When the time came for spring training with the Ducks, a rejuvenated Navarrete reported hoping for a fast start to the season.

"I kind of thought that maybe if I got off to a good start, I could get picked up," Navarrete said. "To get hurt on the last day of our spring training was pretty disappointing."

Rounding first base in the final spring training game, Navarette injured his foot and missed the first month of the season, setting the stage for his emotional Opening Day acceptance speech.

It was another untimely setback in the 32-year-old's race against time.

"I am getting older and I thought maybe this was the year to make one last good run at ," he said. "To get hurt and have to go accept that award on crutches was a sad moment."

Time will tell what Navarrete, who has played first base and DH since returning, is capable of accomplishing in an injury-shortened season. He returned last week and wasted little time finding his stroke by hitting four home runs. Perhaps time heals all.

Now is the time for Navarrete to make that final push to return to affiliated ball. He calls himself an eternal optimist but also a realist.

"If this is as far as it goes, then so be it," Navarrete said. "I feel like I've proven to people that maybe I can play my way to the big leagues and I hold out hope that someone will give me one last chance."

It's a chance that Ducks manager Dave LaPoint thinks Navarrete deserves.
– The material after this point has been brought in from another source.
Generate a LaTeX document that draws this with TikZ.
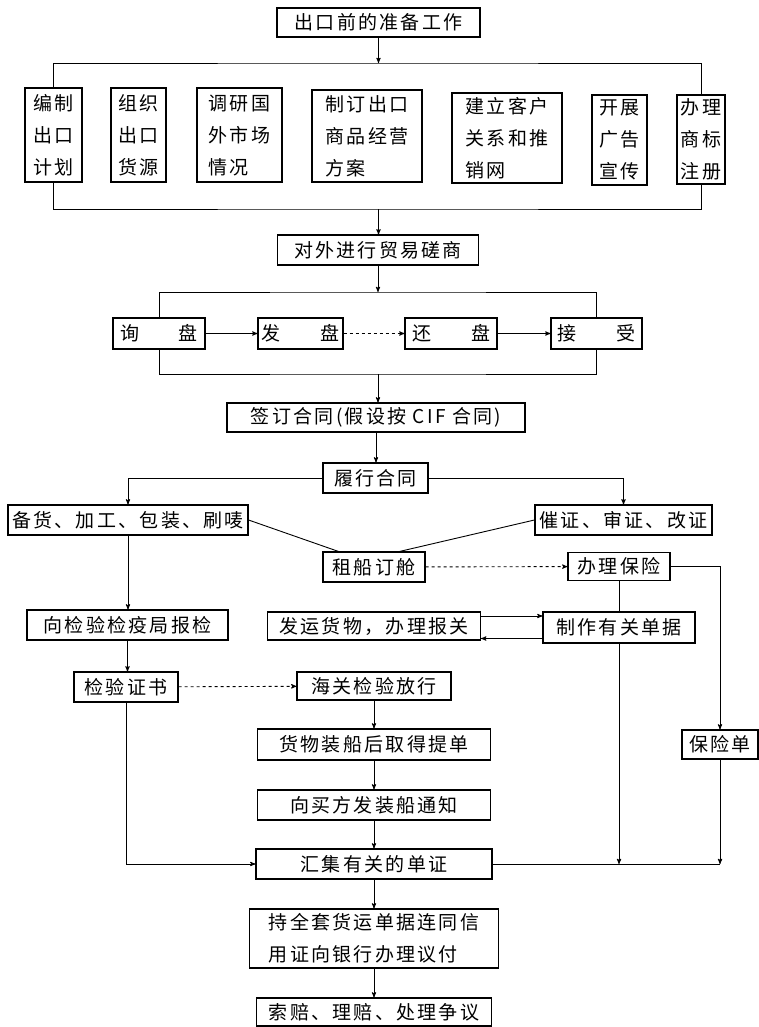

"You have to look at the power numbers he puts up and think first base might be a spot for him," LaPoint said. "I never say never with that kid because he deserves to go."

When the time comes for life after baseball, Navarrete - who owns a clothing company called Digmi - is prepared for the business world.

"I hope to play for quite some time," Navarrete said. "But I'm hoping my clothing company will grow and allow me to put my hands into some other things. Anytime a guy can suit up for five, 10 or 15 years in the minors and come up a little short getting to the big leagues, his resume is going to lead to some good opportunities somewhere eventually."

But with baseball still to be played, now is not the time.